- _Stated problem_: Reproduce the listing word for word, leaving every picture behind.

····················

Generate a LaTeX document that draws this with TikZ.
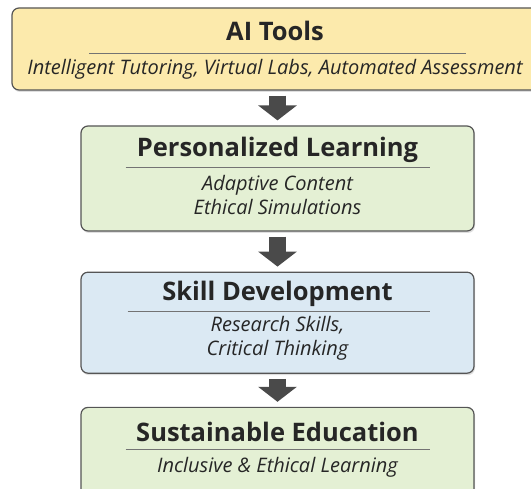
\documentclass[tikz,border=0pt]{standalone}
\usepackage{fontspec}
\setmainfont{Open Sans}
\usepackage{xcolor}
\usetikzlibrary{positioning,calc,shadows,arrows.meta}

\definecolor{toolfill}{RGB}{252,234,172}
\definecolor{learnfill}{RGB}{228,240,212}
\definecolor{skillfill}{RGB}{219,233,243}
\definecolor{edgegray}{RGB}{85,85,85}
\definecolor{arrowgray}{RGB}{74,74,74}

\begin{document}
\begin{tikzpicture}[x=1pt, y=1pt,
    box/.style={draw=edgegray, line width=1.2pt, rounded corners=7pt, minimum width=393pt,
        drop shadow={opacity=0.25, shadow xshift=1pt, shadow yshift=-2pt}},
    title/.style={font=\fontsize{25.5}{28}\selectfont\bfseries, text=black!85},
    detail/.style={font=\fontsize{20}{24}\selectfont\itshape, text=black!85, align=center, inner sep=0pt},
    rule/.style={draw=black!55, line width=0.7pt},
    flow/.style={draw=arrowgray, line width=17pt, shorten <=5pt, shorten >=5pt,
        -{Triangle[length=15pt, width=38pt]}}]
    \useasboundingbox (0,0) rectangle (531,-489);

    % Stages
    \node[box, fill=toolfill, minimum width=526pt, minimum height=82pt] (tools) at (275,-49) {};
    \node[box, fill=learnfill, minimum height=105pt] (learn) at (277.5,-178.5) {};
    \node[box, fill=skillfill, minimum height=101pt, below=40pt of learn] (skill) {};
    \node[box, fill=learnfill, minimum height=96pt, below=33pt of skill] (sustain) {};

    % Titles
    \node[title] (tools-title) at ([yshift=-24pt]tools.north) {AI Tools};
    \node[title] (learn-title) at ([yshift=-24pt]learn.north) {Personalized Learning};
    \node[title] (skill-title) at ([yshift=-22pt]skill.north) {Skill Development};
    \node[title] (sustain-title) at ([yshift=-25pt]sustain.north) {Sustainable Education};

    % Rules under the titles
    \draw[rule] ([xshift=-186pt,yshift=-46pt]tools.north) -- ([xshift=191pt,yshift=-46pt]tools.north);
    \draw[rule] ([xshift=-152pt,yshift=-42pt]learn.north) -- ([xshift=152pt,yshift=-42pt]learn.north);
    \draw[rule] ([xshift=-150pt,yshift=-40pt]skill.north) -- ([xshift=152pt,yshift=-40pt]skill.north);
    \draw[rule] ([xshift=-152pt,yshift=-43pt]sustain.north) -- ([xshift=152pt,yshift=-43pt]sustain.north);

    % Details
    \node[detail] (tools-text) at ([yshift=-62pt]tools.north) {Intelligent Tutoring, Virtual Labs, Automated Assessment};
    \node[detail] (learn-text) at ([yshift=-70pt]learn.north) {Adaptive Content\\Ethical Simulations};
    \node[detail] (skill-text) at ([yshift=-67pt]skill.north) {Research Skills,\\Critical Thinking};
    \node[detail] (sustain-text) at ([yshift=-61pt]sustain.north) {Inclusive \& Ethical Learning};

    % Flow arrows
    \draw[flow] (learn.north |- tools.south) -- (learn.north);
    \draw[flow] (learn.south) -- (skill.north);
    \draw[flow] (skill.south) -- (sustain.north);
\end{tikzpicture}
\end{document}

····················

- _Task solution_:
Generate a LaTeX document that draws this with TikZ.
\documentclass[tikz,border=0pt]{standalone}
\usepackage{fontspec}
\setmainfont{Open Sans}
\usepackage{xcolor}
\usetikzlibrary{positioning,calc,shadows,arrows.meta}

\definecolor{toolfill}{RGB}{252,234,172}
\definecolor{learnfill}{RGB}{228,240,212}
\definecolor{skillfill}{RGB}{219,233,243}
\definecolor{edgegray}{RGB}{85,85,85}
\definecolor{arrowgray}{RGB}{74,74,74}

\begin{document}
\begin{tikzpicture}[x=1pt, y=1pt,
    box/.style={draw=edgegray, line width=1.2pt, rounded corners=7pt, minimum width=393pt,
        drop shadow={opacity=0.25, shadow xshift=1pt, shadow yshift=-2pt}},
    title/.style={font=\fontsize{25.5}{28}\selectfont\bfseries, text=black!85},
    detail/.style={font=\fontsize{20}{24}\selectfont\itshape, text=black!85, align=center, inner sep=0pt},
    rule/.style={draw=black!55, line width=0.7pt},
    flow/.style={draw=arrowgray, line width=17pt, shorten <=5pt, shorten >=5pt,
        -{Triangle[length=15pt, width=38pt]}}]
    \useasboundingbox (0,0) rectangle (531,-489);

    % Stages
    \node[box, fill=toolfill, minimum width=526pt, minimum height=82pt] (tools) at (275,-49) {};
    \node[box, fill=learnfill, minimum height=105pt] (learn) at (277.5,-178.5) {};
    \node[box, fill=skillfill, minimum height=101pt, below=40pt of learn] (skill) {};
    \node[box, fill=learnfill, minimum height=96pt, below=33pt of skill] (sustain) {};

    % Titles
    \node[title] (tools-title) at ([yshift=-24pt]tools.north) {AI Tools};
    \node[title] (learn-title) at ([yshift=-24pt]learn.north) {Personalized Learning};
    \node[title] (skill-title) at ([yshift=-22pt]skill.north) {Skill Development};
    \node[title] (sustain-title) at ([yshift=-25pt]sustain.north) {Sustainable Education};

    % Rules under the titles
    \draw[rule] ([xshift=-186pt,yshift=-46pt]tools.north) -- ([xshift=191pt,yshift=-46pt]tools.north);
    \draw[rule] ([xshift=-152pt,yshift=-42pt]learn.north) -- ([xshift=152pt,yshift=-42pt]learn.north);
    \draw[rule] ([xshift=-150pt,yshift=-40pt]skill.north) -- ([xshift=152pt,yshift=-40pt]skill.north);
    \draw[rule] ([xshift=-152pt,yshift=-43pt]sustain.north) -- ([xshift=152pt,yshift=-43pt]sustain.north);

    % Details
    \node[detail] (tools-text) at ([yshift=-62pt]tools.north) {Intelligent Tutoring, Virtual Labs, Automated Assessment};
    \node[detail] (learn-text) at ([yshift=-70pt]learn.north) {Adaptive Content\\Ethical Simulations};
    \node[detail] (skill-text) at ([yshift=-67pt]skill.north) {Research Skills,\\Critical Thinking};
    \node[detail] (sustain-text) at ([yshift=-61pt]sustain.north) {Inclusive \& Ethical Learning};

    % Flow arrows
    \draw[flow] (learn.north |- tools.south) -- (learn.north);
    \draw[flow] (learn.south) -- (skill.north);
    \draw[flow] (skill.south) -- (sustain.north);
\end{tikzpicture}
\end{document}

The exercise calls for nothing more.